NEW HANOVER COUNTY, N.C. (WECT) - The New Hanover County Schools United for Students group hosted a support meeting for parents and students of the New Hanover County School district Monday.
At the meeting, attorney Ryan Schultz, one of the lawyers involved in the class-action lawsuit filed against the school system for how it handled the case involving Mike Kelly gave an update on the case.
“Right now, we are actively talking to witnesses and that is a very big challenge, coming forward and finding witnesses to talk to who are slowly kind of coming out of the woodwork and out of the shadows. We can see it’s been a problem for a very long time and I think there’s been a pattern and culture of silence and the time for that is over,” he said.
Schultz also talked about a civil case likely to be filed against Peter Frank, the Roland Grise Middle School band instructor charged with a dozen felony sex crimes.
The NHCS United for Students Group plans to file that class action suit while the criminal suit is ongoing.
“We’re still actively looking for witnesses. I think there are people who have been embarrassed, scared to step forward. And I think that’s been among the real tragedies is that when you go and you finally get the guts to go say something, and you finally get the guts to go and tell somebody and it gets swept under the rug, you get victimized twice,” Schultz said.
For the first time since inside a courtroom, a mother spoke publicly about her son, who was victimized by Mike Kelly.
She says Kelly, like other predators, groomed students by normalizing inappropriate behavior.

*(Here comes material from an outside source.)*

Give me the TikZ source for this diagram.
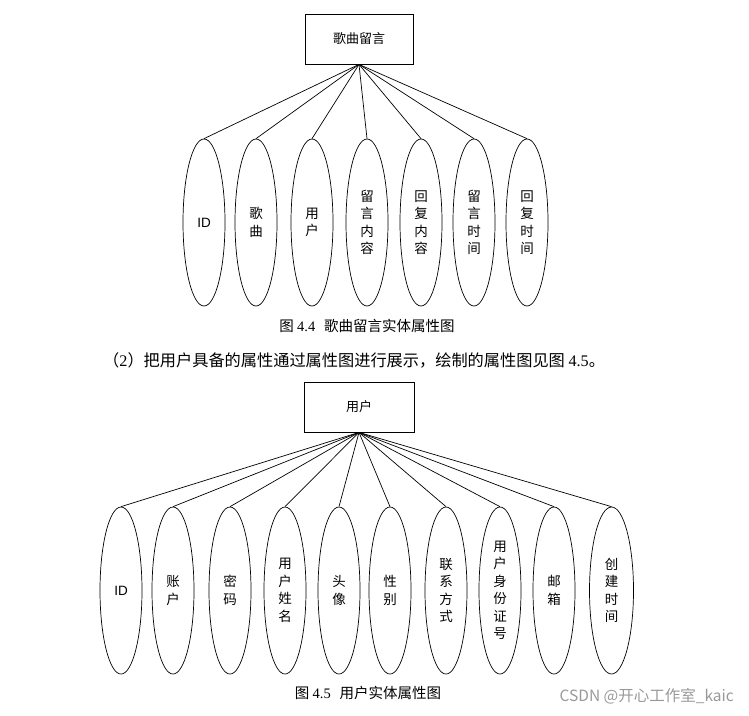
\documentclass[tikz,border=0pt]{standalone}
\usepackage{fontspec}
\usetikzlibrary{shapes.geometric}
\setmainfont{Liberation Serif}
\newfontfamily\cjk{Noto Sans CJK SC}
\newfontfamily\lat{Liberation Sans}
\begin{document}
\begin{tikzpicture}[x=1pt,y=-1pt,
  ent/.style={draw,line width=0.8pt,minimum width=108pt,minimum height=50pt,inner sep=0pt,font=\cjk\fontsize{13}{15}\selectfont},
  attr/.style={draw,ellipse,line width=0.7pt,minimum width=42pt,minimum height=167pt,inner sep=0pt,align=center,font=\cjk\fontsize{13.5}{17.5}\selectfont},
  conn/.style={line width=0.7pt},
  captext/.style={font=\cjk\fontsize{14.5}{16}\selectfont,inner sep=0pt},
  para/.style={font=\cjk\fontsize{16.2}{18}\selectfont,inner sep=0pt}]
\useasboundingbox (0,0) rectangle (749,715);
% ---- top diagram ----
\node[ent] (m) at (359,39) {歌曲留言};
\node[attr] (a1) at (204,222.5) {\lat ID};
\node[attr] (a2) at (256,222.5) {歌\\曲};
\node[attr] (a3) at (312,222.5) {用\\户};
\node[attr] (a4) at (367,222.5) {留\\言\\内\\容};
\node[attr] (a5) at (421,222.5) {回\\复\\内\\容};
\node[attr] (a6) at (474,222.5) {留\\言\\时\\间};
\node[attr] (a7) at (527,222.5) {回\\复\\时\\间};
\foreach \i in {1,...,7} \draw[conn] (m.south) -- (a\i.north);
\node[captext] (c1) at (367,326) {图 {\rmfamily 4.4}\hspace{0.6em}歌曲留言实体属性图};
\node[para,anchor=west] (p) at (103,360) {（{\rmfamily 2}）把用户具备的属性通过属性图进行展示，绘制的属性图见图 {\rmfamily 4.5}。};
% ---- bottom diagram ----
\node[ent,minimum width=110pt] (u) at (359,407) {用户};
\node[attr] (b1) at (121,590.5) {\lat ID};
\node[attr] (b2) at (173,590.5) {账\\户};
\node[attr] (b3) at (230,590.5) {密\\码};
\node[attr] (b4) at (285,590.5) {用\\户\\姓\\名};
\node[attr] (b5) at (339,590.5) {头\\像};
\node[attr] (b6) at (390,590.5) {性\\别};
\node[attr] (b7) at (446,590.5) {联\\系\\方\\式};
\node[attr] (b8) at (500,590.5) {用\\户\\身\\份\\证\\号};
\node[attr] (b9) at (554,590.5) {邮\\箱};
\node[attr,minimum width=44pt] (b10) at (611.5,590.5) {创\\建\\时\\间};
\foreach \i in {1,...,10} \draw[conn] (u.south) -- (b\i.north);
\node[captext] (c2) at (368,693) {图 {\rmfamily 4.5}\hspace{0.6em}用户实体属性图};
\node[anchor=east,inner sep=0pt,text=black!40,font=\cjk\fontsize{15.5}{17}\selectfont] (w) at (734,696) {CSDN @开心工作室\_kaic};
\end{tikzpicture}
\end{document}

“Everything appeared to be about supporting, about being the village, so for over a year, I mean this was just.... you send your kids to school and you trust they’re going to be safe. Mr. Kelly talked a lot about fraternities and brotherhood. The counselor from the high school, when I was there, he talked to those boys about fraternities and brotherhood, going to college. This is what it’s like. He normalized that behavior,” the mother said.
The mother talked about her own experiences being abused by a teacher when she was young. She said she did not recognize it as abuse until years later.
“At that moment, I vowed that I would protect my kids, that this would never happen to them,” she said.
Her son was eager to go to Isaac Bear Early College High School, planning on having his PhD before the age of 30.
Eventually, he had no desire to go to school and begged to transfer to Cape Fear Community College.
“It was a year into Cape Fear and I see an article about Mr. Kelly and it was just like a punch in the gut because I knew, I knew,” she said.
She said her son encouraged her to share their story at the meeting Monday so others will talk as well.
“If you have any feeling that your child or a friend could have been a victim of any of these teachers because there’s still victims of Mr. Kelly’s out there. There’s still victims of probably Nicholas Oates and all of them. Give them time and space to share, don’t demand them to give too many details, because they’re going to have to share those details over and over again and it’s really hard,” she said.